The Office Lens app is free for the iPad, iPhone and Windows Phone.
The images can be stored on OneDrive, the Microsoft cloud storage file system, or OneNote. Text in the image is scanned automatically and stored with the photo.
The scanning is not perfect: Office Lens makes the odd mistake which is normal for OCR programs. It is much easier to correct them than typing pages of documents.
This is one of the post-PC ideas planned by Microsoft’s new CEO Satya Nadella. Microsoft will work on technology that ties hardware, software and online services encompasses from mobile to desktop according to the WSJ.
Office Lens is a very cool app that can capture whiteboards at meetings, receipts, books or any kind of printed document.
Microsoft calls Office Lens a scanner for your pocket, if you have a compatible phone. The Android version is expected to ship with Office Touch for Android later this year.
How to scan text with Office Lens
OK, so scanning is old news and so is optical character recognition or OCR. What is slick about Office Lens is how smooth the integration works from photo to Word document.
There are six simple automated steps in the process:
1. Install Office Lens on your iPhone, iPad or Windows Phone 8.
In Settings, decide where you want to save the pictures. The most logical place is OneDrive. Sign into your OneDrive account and syncing will be automatic.
You can also choose how big the save picture will be from 2048 x 1536 (3Mb) to 3264 by 2448 (8Mb). The default is 2592 x 1456 which works fine for me.
2. Open Office Lens and chose the photograph mode: photo, whiteboard or document. Office Lens will adjust the photo for the different sources. You can also turn the auto flash on or off here. Flash is helpful taking photographs of pages when the camera is close to the page.
3. Take a picture using the Camera icon of the document, white board, sign or anything that has letters and numbers. Office Lens will show a box around what it thinks you want. Take your time to include the right part of the document and click the camera icon. The program will show that it is “working” on your photo.
The Camera icon now has a + sign on the upper right, indicating you can take more pictures of the same page, whiteboard etc. which is handy when the page is too big for one photo.

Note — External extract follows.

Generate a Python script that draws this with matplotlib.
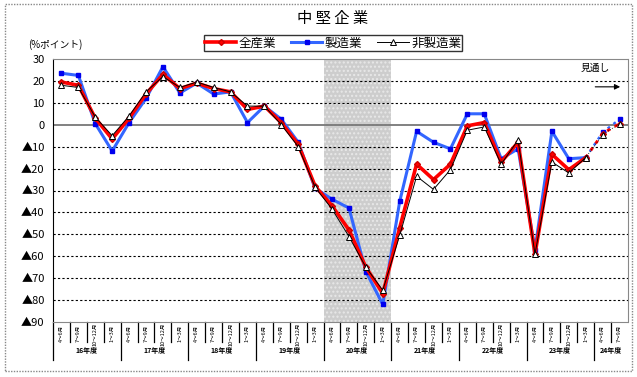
import numpy as np
import matplotlib
matplotlib.use("Agg")
import matplotlib.pyplot as plt
from matplotlib.patches import Rectangle
import matplotlib.transforms as mtransforms

plt.rcParams['font.family'] = ['Noto Sans CJK JP', 'DejaVu Sans']

# 四半期ラベルと年度
quarters = ['4～6月', '7～9月', '10～12月', '1～3月']
years = ['16年度', '17年度', '18年度', '19年度', '20年度', '21年度', '22年度', '23年度', '24年度']

# 全産業
all_ind = [19.5, 18, 3, -6.5, 3, 14, 23, 16.5, 19, 16.5, 15, 7, 8.5, 1, -9,
           -28, -37, -48, -65, -77, -47, -18, -25, -18, -0.5, 1, -17, -8,
           -59, -13.5, -20.5, -15, -4, 0.5]
# 製造業
manuf = [23.5, 22.5, 0.5, -12, 1, 12, 26.5, 14.5, 19, 14, 15, 1, 8.5, 2.5, -8,
         -29, -34, -38, -67, -82, -35, -3, -8, -11, 5, 5, -15.5, -11,
         -57, -3, -15.5, -15, -3.5, 2.5]
# 非製造業
non_manuf = [18, 17, 3.5, -5, 4, 15, 22, 17, 19.5, 17, 15, 8.5, 8.5, 0, -10,
             -28.5, -38.5, -51, -65, -75.5, -50.5, -23.5, -29.5, -20.5, -2.5, -1, -18, -7,
             -59, -17, -22, -15, -4.5, 0.5]

ytick_vals = [30, 20, 10, 0, -10, -20, -30, -40, -50, -60, -70, -80, -90]
ytick_labels = ['30', '20', '10', '0', '▲10', '▲20', '▲30', '▲40', '▲50',
                '▲60', '▲70', '▲80', '▲90']

n = len(all_ind)
x = np.arange(n)
fc = 31  # 見通しの開始

fig = plt.figure(figsize=(6.37, 3.77), dpi=100)
fig.patches.append(Rectangle((5 / 637, 1 - 371 / 377), 627 / 637, 367 / 377,
                             transform=fig.transFigure, fill=False,
                             edgecolor='#888888', linestyle=(0, (1, 1)), lw=1))

ax = fig.add_axes([53 / 637, 1 - 322 / 377, 575 / 637, 263 / 377])
ax.set_xlim(-0.5, n - 0.5)
ax.set_ylim(-90, 30)

# 網掛け（20年度）
ax.axvspan(15.5, 19.5, facecolor='#cdcdcd', edgecolor='#e8e8e8', hatch='....', lw=0, zorder=0)

# グリッド
for v in ytick_vals:
    if v == 0:
        ax.axhline(v, color='#777777', lw=1.3, zorder=1)
    elif v not in (30, -90):
        ax.axhline(v, color='black', lw=0.8, linestyle=(0, (2, 2)), zorder=1)

series = [
    (manuf, '製造業', dict(color='#3366ff', lw=2.2, marker='s', ms=3.5,
                         mfc='#0000ee', mec='#0000ee'), 3),
    (all_ind, '全産業', dict(color='#ff0000', lw=2.6, marker='D', ms=3,
                           mfc='#ff0000', mec='#cc0000'), 4),
    (non_manuf, '非製造業', dict(color='black', lw=0.7, marker='^', ms=5,
                              mfc='white', mec='black', mew=0.7), 5),
]
handles = {}
for vals, name, st, z in series:
    vals = np.array(vals)
    h, = ax.plot(x[:fc + 1], vals[:fc + 1], label=name, zorder=z, **st)
    ax.plot(x[fc:], vals[fc:], zorder=z, linestyle=(0, (1.2, 1.8)),
            **{k: v for k, v in st.items() if k != 'lw'}, lw=st['lw'] * 0.8)
    handles[name] = h

ax.set_yticks(ytick_vals)
ax.set_yticklabels(ytick_labels, fontsize=8)
ax.tick_params(axis='y', length=0, pad=6)
ax.set_xticks([])
for side in ['top', 'right', 'bottom']:
    ax.spines[side].set_color('#888888')
    ax.spines[side].set_linestyle((0, (1, 1)))
ax.spines['left'].set_color('black')

# 横軸ラベル
trans = mtransforms.blended_transform_factory(ax.transData, ax.transAxes)
for i in range(n):
    ax.text(i, -0.045, quarters[i % 4], transform=trans, rotation=90,
            ha='center', va='center', fontsize=4)
for i in range(n - 1):
    top = -0.075 if (i + 1) % 4 else -0.145
    ax.plot([i + 0.5, i + 0.5], [0, top], transform=trans, color='black',
            lw=0.9, clip_on=False)
ax.plot([-0.5, -0.5], [0, -0.145], transform=trans, color='black', lw=0.9, clip_on=False)
for j, yr in enumerate(years):
    start = j * 4
    end = min(start + 3, n - 1)
    ax.text((start + end) / 2, -0.11, yr, transform=trans, ha='center',
            va='center', fontsize=5, fontweight='bold')

# 見通し
ax.text(30.7, 26, '見通し', fontsize=7, ha='left', va='center')
ax.annotate('', xy=(33.2, 17.3), xytext=(31.4, 17.3),
            arrowprops=dict(arrowstyle='-|>', color='black', lw=0.8, mutation_scale=8))

fig.text(333 / 637, 1 - 18 / 377, '中 堅 企 業', ha='center', va='center', fontsize=11)
fig.text(28 / 637, 1 - 45 / 377, '(%ポイント)', ha='left', va='center', fontsize=7)

leg = fig.legend([handles['全産業'], handles['製造業'], handles['非製造業']],
                 ['全産業', '製造業', '非製造業'], ncol=3, loc='center',
                 bbox_to_anchor=(333 / 637, 1 - 43 / 377), fontsize=9,
                 frameon=True, fancybox=False, edgecolor='black',
                 handlelength=2.5, handletextpad=0.2, columnspacing=1.2,
                 borderpad=0.1, borderaxespad=0)
leg.get_frame().set_linewidth(1)

fig.savefig('out.png', dpi=100)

4. To Save the photo, touch the Save icon. The default page title is the date, time and program. I name the document something I can find later, like the name of the meeting or book title and page.
Office Lens will show you the “Recent Documents”, which are automatically included in OneNote and synced to OneDrive if your phone is set to sync automatically. If your phone is manually syncing to OneDrive, sync the photos now.

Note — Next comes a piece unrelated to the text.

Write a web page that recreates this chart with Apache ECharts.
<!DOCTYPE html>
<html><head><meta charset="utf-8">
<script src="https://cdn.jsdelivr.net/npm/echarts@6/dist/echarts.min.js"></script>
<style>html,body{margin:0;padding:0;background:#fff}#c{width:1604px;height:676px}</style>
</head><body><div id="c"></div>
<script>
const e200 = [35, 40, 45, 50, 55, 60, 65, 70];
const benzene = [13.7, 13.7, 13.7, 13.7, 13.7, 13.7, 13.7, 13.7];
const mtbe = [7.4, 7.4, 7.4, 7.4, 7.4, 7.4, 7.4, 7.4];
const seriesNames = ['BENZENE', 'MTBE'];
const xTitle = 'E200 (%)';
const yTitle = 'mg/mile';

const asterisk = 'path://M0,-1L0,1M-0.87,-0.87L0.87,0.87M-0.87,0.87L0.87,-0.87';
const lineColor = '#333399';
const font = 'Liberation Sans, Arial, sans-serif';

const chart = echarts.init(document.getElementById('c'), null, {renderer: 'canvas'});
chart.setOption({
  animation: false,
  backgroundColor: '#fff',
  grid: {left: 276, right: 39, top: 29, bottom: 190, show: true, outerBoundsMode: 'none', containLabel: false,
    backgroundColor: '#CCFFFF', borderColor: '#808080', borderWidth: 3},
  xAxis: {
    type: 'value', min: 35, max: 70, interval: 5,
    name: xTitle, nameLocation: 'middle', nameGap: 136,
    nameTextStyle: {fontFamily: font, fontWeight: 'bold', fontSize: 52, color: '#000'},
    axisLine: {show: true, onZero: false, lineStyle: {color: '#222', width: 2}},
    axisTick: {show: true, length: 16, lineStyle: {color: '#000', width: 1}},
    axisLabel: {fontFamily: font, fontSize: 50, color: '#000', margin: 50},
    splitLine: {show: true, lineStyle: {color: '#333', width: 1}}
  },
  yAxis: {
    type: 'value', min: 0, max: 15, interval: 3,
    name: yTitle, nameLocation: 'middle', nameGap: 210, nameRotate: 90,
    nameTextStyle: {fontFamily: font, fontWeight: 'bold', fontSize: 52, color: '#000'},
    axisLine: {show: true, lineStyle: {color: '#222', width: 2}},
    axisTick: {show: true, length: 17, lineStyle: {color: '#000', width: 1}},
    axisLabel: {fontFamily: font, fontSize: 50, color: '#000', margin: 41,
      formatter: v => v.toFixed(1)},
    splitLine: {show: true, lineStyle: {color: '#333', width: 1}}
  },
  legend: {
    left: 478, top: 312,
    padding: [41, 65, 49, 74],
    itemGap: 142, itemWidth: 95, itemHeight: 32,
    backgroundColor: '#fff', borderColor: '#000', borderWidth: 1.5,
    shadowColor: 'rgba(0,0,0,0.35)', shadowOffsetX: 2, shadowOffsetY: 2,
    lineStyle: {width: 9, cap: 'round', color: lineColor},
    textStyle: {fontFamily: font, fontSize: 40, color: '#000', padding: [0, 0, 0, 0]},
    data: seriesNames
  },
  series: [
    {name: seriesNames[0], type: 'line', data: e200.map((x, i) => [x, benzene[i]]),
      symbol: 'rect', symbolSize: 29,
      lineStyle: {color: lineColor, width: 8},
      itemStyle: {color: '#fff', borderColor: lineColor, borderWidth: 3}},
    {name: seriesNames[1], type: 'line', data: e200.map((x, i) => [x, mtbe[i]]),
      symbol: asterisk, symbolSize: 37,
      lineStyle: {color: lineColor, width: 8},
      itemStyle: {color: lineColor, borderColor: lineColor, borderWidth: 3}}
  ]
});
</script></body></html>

5. Open the photo in OneDrive at OneDrive/live.com on your computer Desktop. The photos will be stored in either Recent or Pictures/Camera Roll. If you see the photo but no extracted text, give it a minute to process. The text extraction takes a few minutes.
6. Click on the pen icon to the right of the Extracted Text to either save or copy the text from your photo.
You can also extract the text in OneNote. Open the picture in OneNote, right click on the image, “Copy Text From Picture” and past the text into Word or other document. You can also make the text in the picture searchable from the right click screen.
Using Office Lens
I can think of hundreds of places to use Office Lens, for students, researchers, teachers, lawyers, accountants – any one who needs the text from a printed document, sign or whiteboard.
It makes getting copies of documents so much easier. If you use it often, you may create sub-directory under Camera Roll to keep photographs separate.